Harishchandra did not recognize her at first. She was thin, dressed in rags, and her face was the face of someone who had been crying for a long time and had run out of tears. He asked for the fee, as he always did. She told him who the child was.

Rohitashva had been bitten by a snake. He had died while gathering firewood - a task that had been part of his daily duties in the Brahmin’s household. Shaivya had carried the body herself, because there was no one else to carry it.

The father stood over the son. He had not seen either of them in months. He had sold them into servitude to keep a promise made to a sage he had not asked to be tested by. Now the boy was dead on the stone before him, and Shaivya was looking at Harishchandra across that small cold body, and his duty - the duty of a cremation-ground keeper - required him to collect the fee before the fire was lit.

He asked for the fee.

Shaivya had nothing. The clothes on her back were torn so badly they were barely cloth. She offered the end of her sari - the only thing she had - as payment.

Harishchandra accepted it. He was preparing to light the pyre.

Vishwamitra’s Return

Then the sage came back.

Vishwamitra arrived with Lord Indra and a company of the devas. The cremation ground, that ordinary patch of ash and river smell, filled with light. Vishwamitra told the king what the king had perhaps already suspected, or perhaps had never allowed himself to suspect: it had all been a test. The poverty, the selling of his family, the years at the burning ground - designed to find the point where Harishchandra would tell a single lie or break a single promise.

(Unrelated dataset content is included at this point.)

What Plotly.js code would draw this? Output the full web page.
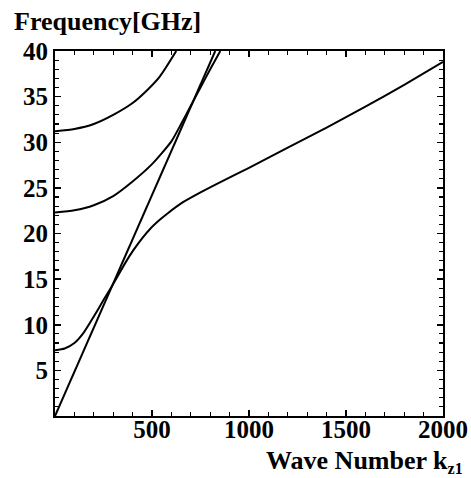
<!DOCTYPE html>
<html>
<head>
<meta charset="utf-8">
<script src="https://cdn.plot.ly/plotly-3.0.1.min.js"></script>
<style>html,body{margin:0;padding:0;background:#fff;}</style>
</head>
<body>
<div id="chart" style="width:471px;height:478px;"></div>
<script>
// light line
var lightK = [0, 826];
var lightF = [0, 40];
// mode 1
var mode1K = [0, 50, 100, 150, 200, 250, 290, 320, 360, 405, 450, 490, 540, 580, 650, 750, 850, 1000, 1200, 1400, 1600, 1800, 2000];
var mode1F = [7.2, 7.4, 8.0, 9.2, 10.9, 12.7, 14.1, 15.2, 16.7, 18.2, 19.5, 20.5, 21.5, 22.2, 23.3, 24.5, 25.6, 27.2, 29.4, 31.6, 33.9, 36.3, 38.8];
// mode 2
var mode2K = [0, 100, 200, 300, 400, 500, 600, 650, 700, 750, 800, 852];
var mode2F = [22.3, 22.55, 23.1, 24.1, 25.7, 27.6, 30.1, 32.0, 34.0, 36.0, 38.0, 40];
// mode 3
var mode3K = [0, 100, 200, 300, 400, 460, 540, 625];
var mode3F = [31.2, 31.45, 32.0, 33.0, 34.3, 35.4, 37.2, 40];

var lineStyle = {color: '#000', width: 2, shape: 'spline', smoothing: 0.6};
function tr(x, y) {
  return {x: x, y: y, type: 'scatter', mode: 'lines', line: lineStyle, hoverinfo: 'skip', showlegend: false};
}
var data = [
  tr(lightK, lightF),
  tr(mode1K, mode1F),
  tr(mode2K, mode2F),
  tr(mode3K, mode3F)
];

var tickFont = {family: 'Liberation Serif, Times New Roman, serif', size: 25, color: '#000', weight: 'bold'};
var titleFont = {family: 'Liberation Serif, Times New Roman, serif', size: 26, color: '#000', weight: 'bold'};

var axisCommon = {
  showgrid: false, zeroline: false, showline: true, linecolor: '#000', linewidth: 2,
  mirror: 'ticks', ticks: 'inside', ticklen: 6, tickwidth: 1.5, tickcolor: '#000',
  tickfont: tickFont, fixedrange: true, labelalias: {'0': ' '}
};

var layout = {
  width: 471, height: 478,
  margin: {l: 55, r: 28, t: 51, b: 62},
  paper_bgcolor: '#fff', plot_bgcolor: '#fff',
  showlegend: false,
  xaxis: Object.assign({}, axisCommon, {
    range: [0, 2000], tickmode: 'linear', tick0: 0, dtick: 500, ticklabelstandoff: -10,
    minor: {ticks: 'inside', ticklen: 4, dtick: 100, tickcolor: '#000', tickwidth: 1.2}
  }),
  yaxis: Object.assign({}, axisCommon, {
    range: [0, 40], tickmode: 'linear', tick0: 0, dtick: 5,
    minor: {ticks: 'inside', ticklen: 4, dtick: 1, tickcolor: '#000', tickwidth: 1.2}
  }),
  annotations: [
    {text: 'Frequency[GHz]', xref: 'paper', yref: 'paper', x: -0.112, y: 1.08,
     xanchor: 'left', yanchor: 'middle', showarrow: false, font: titleFont},
    {text: 'Wave Number k<sub><span style="font-size:16px">z1</span></sub>', xref: 'paper', yref: 'paper', x: 1.055, y: -0.1705,
     xanchor: 'right', yanchor: 'bottom', borderpad: 0, showarrow: false, font: titleFont}
  ]
};

Plotly.newPlot('chart', data, layout, {displayModeBar: false, staticPlot: true});
</script>
</body>
</html>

There had been no such point.

Indra restored Rohitashva. The boy breathed. Shaivya covered her mouth with her hands. Vishwamitra returned Ayodhya to Harishchandra, along with every title and every possession that had been stripped away. The gods offered the king a place in Swarga - the celestial realm, reward for a life of unbroken righteousness.

Harishchandra said yes, but asked one thing: that the same reward be granted to his subjects, the people of Ayodhya who had been good people under a good king and deserved no less. Vishwamitra granted it.

The Return to Ayodhya

They went home. The city opened for them as it had always opened for Harishchandra - with ceremony, with relief, with the particular joy that a population feels when it discovers that the king it believed in was exactly what it believed him to be.

Harishchandra and Shaivya ruled Ayodhya again, and Rohitashva grew up in a palace instead of a Brahmin’s kitchen. The years passed as they do. At the end of those years, all three of them - king, queen, and son - ascended together. Not to the burning ground this time. To Swarga.

His name in Sanskrit carries the weight of everything he did: Harishchandra, the man who held the light. In Hindu tradition, whenever someone’s truthfulness is beyond question, the comparison made is still to him. No higher standard has been set.